____ Given data

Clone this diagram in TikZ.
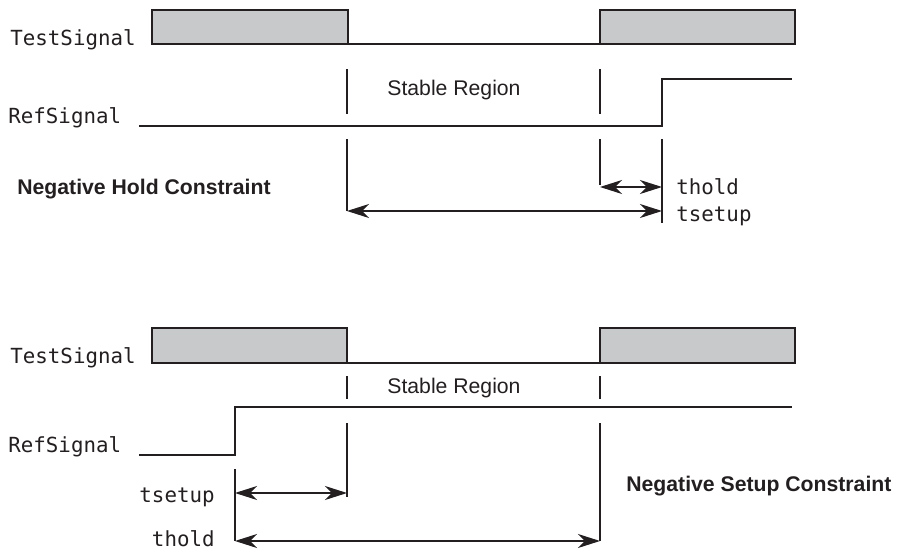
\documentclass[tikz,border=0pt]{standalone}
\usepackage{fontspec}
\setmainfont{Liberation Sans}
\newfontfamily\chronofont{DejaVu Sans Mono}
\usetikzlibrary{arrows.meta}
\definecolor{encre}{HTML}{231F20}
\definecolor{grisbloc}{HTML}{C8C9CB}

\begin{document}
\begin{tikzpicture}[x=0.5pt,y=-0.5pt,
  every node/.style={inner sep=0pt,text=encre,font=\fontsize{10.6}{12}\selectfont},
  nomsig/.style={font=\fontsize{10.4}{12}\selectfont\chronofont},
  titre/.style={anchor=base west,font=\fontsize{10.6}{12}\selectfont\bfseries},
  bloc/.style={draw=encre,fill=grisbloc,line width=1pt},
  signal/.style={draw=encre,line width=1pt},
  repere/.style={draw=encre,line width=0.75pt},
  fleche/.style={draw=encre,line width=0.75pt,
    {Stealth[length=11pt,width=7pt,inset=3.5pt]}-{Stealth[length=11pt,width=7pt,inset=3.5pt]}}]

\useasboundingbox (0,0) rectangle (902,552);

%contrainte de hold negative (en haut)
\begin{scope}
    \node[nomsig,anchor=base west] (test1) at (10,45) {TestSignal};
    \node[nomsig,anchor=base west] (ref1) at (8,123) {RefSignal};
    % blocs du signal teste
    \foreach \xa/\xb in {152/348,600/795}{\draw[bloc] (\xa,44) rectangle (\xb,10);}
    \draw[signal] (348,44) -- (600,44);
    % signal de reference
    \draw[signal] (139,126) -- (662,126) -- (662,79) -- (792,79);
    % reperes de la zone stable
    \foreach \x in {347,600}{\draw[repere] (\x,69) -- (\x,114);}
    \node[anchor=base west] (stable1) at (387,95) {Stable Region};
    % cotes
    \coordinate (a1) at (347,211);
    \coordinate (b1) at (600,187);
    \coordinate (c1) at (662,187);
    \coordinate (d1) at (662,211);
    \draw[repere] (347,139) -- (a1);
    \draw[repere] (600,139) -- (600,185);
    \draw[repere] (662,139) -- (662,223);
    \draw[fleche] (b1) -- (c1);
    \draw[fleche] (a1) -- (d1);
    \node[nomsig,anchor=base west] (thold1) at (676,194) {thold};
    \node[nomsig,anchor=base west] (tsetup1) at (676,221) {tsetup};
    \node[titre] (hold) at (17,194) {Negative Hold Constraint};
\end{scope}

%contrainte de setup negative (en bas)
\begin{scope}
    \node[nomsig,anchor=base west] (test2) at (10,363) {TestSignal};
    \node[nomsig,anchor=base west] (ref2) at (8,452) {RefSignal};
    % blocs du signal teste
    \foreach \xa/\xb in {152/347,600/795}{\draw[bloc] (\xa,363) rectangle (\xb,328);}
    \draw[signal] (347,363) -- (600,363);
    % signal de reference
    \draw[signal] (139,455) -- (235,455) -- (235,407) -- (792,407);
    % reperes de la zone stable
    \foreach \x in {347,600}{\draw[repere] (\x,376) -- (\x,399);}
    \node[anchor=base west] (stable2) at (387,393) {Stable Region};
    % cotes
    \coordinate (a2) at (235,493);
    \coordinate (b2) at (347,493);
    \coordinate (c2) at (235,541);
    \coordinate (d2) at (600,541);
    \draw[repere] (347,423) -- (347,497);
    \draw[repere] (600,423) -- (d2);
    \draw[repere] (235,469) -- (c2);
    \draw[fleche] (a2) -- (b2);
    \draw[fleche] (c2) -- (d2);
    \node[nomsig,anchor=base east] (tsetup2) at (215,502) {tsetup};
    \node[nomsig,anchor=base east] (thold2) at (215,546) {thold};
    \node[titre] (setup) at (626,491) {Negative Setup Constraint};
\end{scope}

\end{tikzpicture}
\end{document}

________

▶ What the exercise asks: Your task is an exact transcription of all the data, minus the pictures.

▶ Response to the exercise:
Clone this diagram in TikZ.
\documentclass[tikz,border=0pt]{standalone}
\usepackage{fontspec}
\setmainfont{Liberation Sans}
\newfontfamily\chronofont{DejaVu Sans Mono}
\usetikzlibrary{arrows.meta}
\definecolor{encre}{HTML}{231F20}
\definecolor{grisbloc}{HTML}{C8C9CB}

\begin{document}
\begin{tikzpicture}[x=0.5pt,y=-0.5pt,
  every node/.style={inner sep=0pt,text=encre,font=\fontsize{10.6}{12}\selectfont},
  nomsig/.style={font=\fontsize{10.4}{12}\selectfont\chronofont},
  titre/.style={anchor=base west,font=\fontsize{10.6}{12}\selectfont\bfseries},
  bloc/.style={draw=encre,fill=grisbloc,line width=1pt},
  signal/.style={draw=encre,line width=1pt},
  repere/.style={draw=encre,line width=0.75pt},
  fleche/.style={draw=encre,line width=0.75pt,
    {Stealth[length=11pt,width=7pt,inset=3.5pt]}-{Stealth[length=11pt,width=7pt,inset=3.5pt]}}]

\useasboundingbox (0,0) rectangle (902,552);

%contrainte de hold negative (en haut)
\begin{scope}
    \node[nomsig,anchor=base west] (test1) at (10,45) {TestSignal};
    \node[nomsig,anchor=base west] (ref1) at (8,123) {RefSignal};
    % blocs du signal teste
    \foreach \xa/\xb in {152/348,600/795}{\draw[bloc] (\xa,44) rectangle (\xb,10);}
    \draw[signal] (348,44) -- (600,44);
    % signal de reference
    \draw[signal] (139,126) -- (662,126) -- (662,79) -- (792,79);
    % reperes de la zone stable
    \foreach \x in {347,600}{\draw[repere] (\x,69) -- (\x,114);}
    \node[anchor=base west] (stable1) at (387,95) {Stable Region};
    % cotes
    \coordinate (a1) at (347,211);
    \coordinate (b1) at (600,187);
    \coordinate (c1) at (662,187);
    \coordinate (d1) at (662,211);
    \draw[repere] (347,139) -- (a1);
    \draw[repere] (600,139) -- (600,185);
    \draw[repere] (662,139) -- (662,223);
    \draw[fleche] (b1) -- (c1);
    \draw[fleche] (a1) -- (d1);
    \node[nomsig,anchor=base west] (thold1) at (676,194) {thold};
    \node[nomsig,anchor=base west] (tsetup1) at (676,221) {tsetup};
    \node[titre] (hold) at (17,194) {Negative Hold Constraint};
\end{scope}

%contrainte de setup negative (en bas)
\begin{scope}
    \node[nomsig,anchor=base west] (test2) at (10,363) {TestSignal};
    \node[nomsig,anchor=base west] (ref2) at (8,452) {RefSignal};
    % blocs du signal teste
    \foreach \xa/\xb in {152/347,600/795}{\draw[bloc] (\xa,363) rectangle (\xb,328);}
    \draw[signal] (347,363) -- (600,363);
    % signal de reference
    \draw[signal] (139,455) -- (235,455) -- (235,407) -- (792,407);
    % reperes de la zone stable
    \foreach \x in {347,600}{\draw[repere] (\x,376) -- (\x,399);}
    \node[anchor=base west] (stable2) at (387,393) {Stable Region};
    % cotes
    \coordinate (a2) at (235,493);
    \coordinate (b2) at (347,493);
    \coordinate (c2) at (235,541);
    \coordinate (d2) at (600,541);
    \draw[repere] (347,423) -- (347,497);
    \draw[repere] (600,423) -- (d2);
    \draw[repere] (235,469) -- (c2);
    \draw[fleche] (a2) -- (b2);
    \draw[fleche] (c2) -- (d2);
    \node[nomsig,anchor=base east] (tsetup2) at (215,502) {tsetup};
    \node[nomsig,anchor=base east] (thold2) at (215,546) {thold};
    \node[titre] (setup) at (626,491) {Negative Setup Constraint};
\end{scope}

\end{tikzpicture}
\end{document}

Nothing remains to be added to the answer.